__TO BE DONE__
What follows is a listing; give it again exactly, in its entirety.

__DATASET EXTRACT__
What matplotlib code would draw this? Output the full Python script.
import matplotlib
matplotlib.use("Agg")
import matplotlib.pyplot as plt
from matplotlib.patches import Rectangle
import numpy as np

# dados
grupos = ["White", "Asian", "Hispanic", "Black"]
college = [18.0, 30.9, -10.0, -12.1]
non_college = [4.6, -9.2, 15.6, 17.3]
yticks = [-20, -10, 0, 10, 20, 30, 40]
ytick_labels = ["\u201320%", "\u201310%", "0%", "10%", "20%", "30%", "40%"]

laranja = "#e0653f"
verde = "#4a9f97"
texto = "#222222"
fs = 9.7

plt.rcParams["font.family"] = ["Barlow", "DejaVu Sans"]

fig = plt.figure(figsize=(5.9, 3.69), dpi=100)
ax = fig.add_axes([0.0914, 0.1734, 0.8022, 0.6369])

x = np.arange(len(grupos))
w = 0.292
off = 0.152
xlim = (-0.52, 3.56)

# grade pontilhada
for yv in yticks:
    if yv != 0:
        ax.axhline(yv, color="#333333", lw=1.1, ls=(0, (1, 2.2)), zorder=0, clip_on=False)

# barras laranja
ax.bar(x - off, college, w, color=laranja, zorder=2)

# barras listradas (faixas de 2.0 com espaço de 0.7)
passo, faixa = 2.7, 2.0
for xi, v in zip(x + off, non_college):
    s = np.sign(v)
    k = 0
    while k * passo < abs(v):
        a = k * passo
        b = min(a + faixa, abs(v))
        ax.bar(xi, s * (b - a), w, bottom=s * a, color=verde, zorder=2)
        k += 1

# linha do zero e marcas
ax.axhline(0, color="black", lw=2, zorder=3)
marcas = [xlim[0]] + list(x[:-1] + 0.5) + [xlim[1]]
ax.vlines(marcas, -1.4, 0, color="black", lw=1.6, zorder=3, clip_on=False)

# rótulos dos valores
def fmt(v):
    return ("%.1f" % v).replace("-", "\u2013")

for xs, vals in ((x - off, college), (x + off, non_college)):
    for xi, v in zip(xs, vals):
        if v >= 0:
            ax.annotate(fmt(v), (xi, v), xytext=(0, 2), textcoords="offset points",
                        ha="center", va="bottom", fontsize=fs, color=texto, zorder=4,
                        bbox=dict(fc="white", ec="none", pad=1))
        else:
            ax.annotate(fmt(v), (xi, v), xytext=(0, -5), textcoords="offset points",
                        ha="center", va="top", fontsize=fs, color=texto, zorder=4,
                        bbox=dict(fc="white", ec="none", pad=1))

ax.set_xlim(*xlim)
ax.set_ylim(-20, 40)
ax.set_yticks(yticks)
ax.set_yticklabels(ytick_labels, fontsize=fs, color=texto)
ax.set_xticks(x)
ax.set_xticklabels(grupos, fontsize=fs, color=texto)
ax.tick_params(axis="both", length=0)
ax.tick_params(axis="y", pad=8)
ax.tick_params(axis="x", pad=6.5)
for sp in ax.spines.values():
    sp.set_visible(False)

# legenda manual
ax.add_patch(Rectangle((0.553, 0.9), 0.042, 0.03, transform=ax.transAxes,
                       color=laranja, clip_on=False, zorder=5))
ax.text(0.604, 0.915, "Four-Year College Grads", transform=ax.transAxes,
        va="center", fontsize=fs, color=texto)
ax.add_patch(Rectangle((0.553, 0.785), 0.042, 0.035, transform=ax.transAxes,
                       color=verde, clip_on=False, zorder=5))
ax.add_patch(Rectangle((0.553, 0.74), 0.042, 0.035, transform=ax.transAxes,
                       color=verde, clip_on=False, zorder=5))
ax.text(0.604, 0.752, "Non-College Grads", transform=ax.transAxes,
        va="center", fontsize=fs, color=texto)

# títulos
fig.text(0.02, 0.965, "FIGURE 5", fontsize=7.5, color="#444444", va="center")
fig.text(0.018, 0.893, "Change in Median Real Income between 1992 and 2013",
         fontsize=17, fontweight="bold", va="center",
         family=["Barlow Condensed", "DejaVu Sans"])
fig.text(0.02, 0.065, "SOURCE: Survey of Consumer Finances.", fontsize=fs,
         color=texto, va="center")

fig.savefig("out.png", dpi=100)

__SOLUTION__
What matplotlib code would draw this? Output the full Python script.
import matplotlib
matplotlib.use("Agg")
import matplotlib.pyplot as plt
from matplotlib.patches import Rectangle
import numpy as np

# dados
grupos = ["White", "Asian", "Hispanic", "Black"]
college = [18.0, 30.9, -10.0, -12.1]
non_college = [4.6, -9.2, 15.6, 17.3]
yticks = [-20, -10, 0, 10, 20, 30, 40]
ytick_labels = ["\u201320%", "\u201310%", "0%", "10%", "20%", "30%", "40%"]

laranja = "#e0653f"
verde = "#4a9f97"
texto = "#222222"
fs = 9.7

plt.rcParams["font.family"] = ["Barlow", "DejaVu Sans"]

fig = plt.figure(figsize=(5.9, 3.69), dpi=100)
ax = fig.add_axes([0.0914, 0.1734, 0.8022, 0.6369])

x = np.arange(len(grupos))
w = 0.292
off = 0.152
xlim = (-0.52, 3.56)

# grade pontilhada
for yv in yticks:
    if yv != 0:
        ax.axhline(yv, color="#333333", lw=1.1, ls=(0, (1, 2.2)), zorder=0, clip_on=False)

# barras laranja
ax.bar(x - off, college, w, color=laranja, zorder=2)

# barras listradas (faixas de 2.0 com espaço de 0.7)
passo, faixa = 2.7, 2.0
for xi, v in zip(x + off, non_college):
    s = np.sign(v)
    k = 0
    while k * passo < abs(v):
        a = k * passo
        b = min(a + faixa, abs(v))
        ax.bar(xi, s * (b - a), w, bottom=s * a, color=verde, zorder=2)
        k += 1

# linha do zero e marcas
ax.axhline(0, color="black", lw=2, zorder=3)
marcas = [xlim[0]] + list(x[:-1] + 0.5) + [xlim[1]]
ax.vlines(marcas, -1.4, 0, color="black", lw=1.6, zorder=3, clip_on=False)

# rótulos dos valores
def fmt(v):
    return ("%.1f" % v).replace("-", "\u2013")

for xs, vals in ((x - off, college), (x + off, non_college)):
    for xi, v in zip(xs, vals):
        if v >= 0:
            ax.annotate(fmt(v), (xi, v), xytext=(0, 2), textcoords="offset points",
                        ha="center", va="bottom", fontsize=fs, color=texto, zorder=4,
                        bbox=dict(fc="white", ec="none", pad=1))
        else:
            ax.annotate(fmt(v), (xi, v), xytext=(0, -5), textcoords="offset points",
                        ha="center", va="top", fontsize=fs, color=texto, zorder=4,
                        bbox=dict(fc="white", ec="none", pad=1))

ax.set_xlim(*xlim)
ax.set_ylim(-20, 40)
ax.set_yticks(yticks)
ax.set_yticklabels(ytick_labels, fontsize=fs, color=texto)
ax.set_xticks(x)
ax.set_xticklabels(grupos, fontsize=fs, color=texto)
ax.tick_params(axis="both", length=0)
ax.tick_params(axis="y", pad=8)
ax.tick_params(axis="x", pad=6.5)
for sp in ax.spines.values():
    sp.set_visible(False)

# legenda manual
ax.add_patch(Rectangle((0.553, 0.9), 0.042, 0.03, transform=ax.transAxes,
                       color=laranja, clip_on=False, zorder=5))
ax.text(0.604, 0.915, "Four-Year College Grads", transform=ax.transAxes,
        va="center", fontsize=fs, color=texto)
ax.add_patch(Rectangle((0.553, 0.785), 0.042, 0.035, transform=ax.transAxes,
                       color=verde, clip_on=False, zorder=5))
ax.add_patch(Rectangle((0.553, 0.74), 0.042, 0.035, transform=ax.transAxes,
                       color=verde, clip_on=False, zorder=5))
ax.text(0.604, 0.752, "Non-College Grads", transform=ax.transAxes,
        va="center", fontsize=fs, color=texto)

# títulos
fig.text(0.02, 0.965, "FIGURE 5", fontsize=7.5, color="#444444", va="center")
fig.text(0.018, 0.893, "Change in Median Real Income between 1992 and 2013",
         fontsize=17, fontweight="bold", va="center",
         family=["Barlow Condensed", "DejaVu Sans"])
fig.text(0.02, 0.065, "SOURCE: Survey of Consumer Finances.", fontsize=fs,
         color=texto, va="center")

fig.savefig("out.png", dpi=100)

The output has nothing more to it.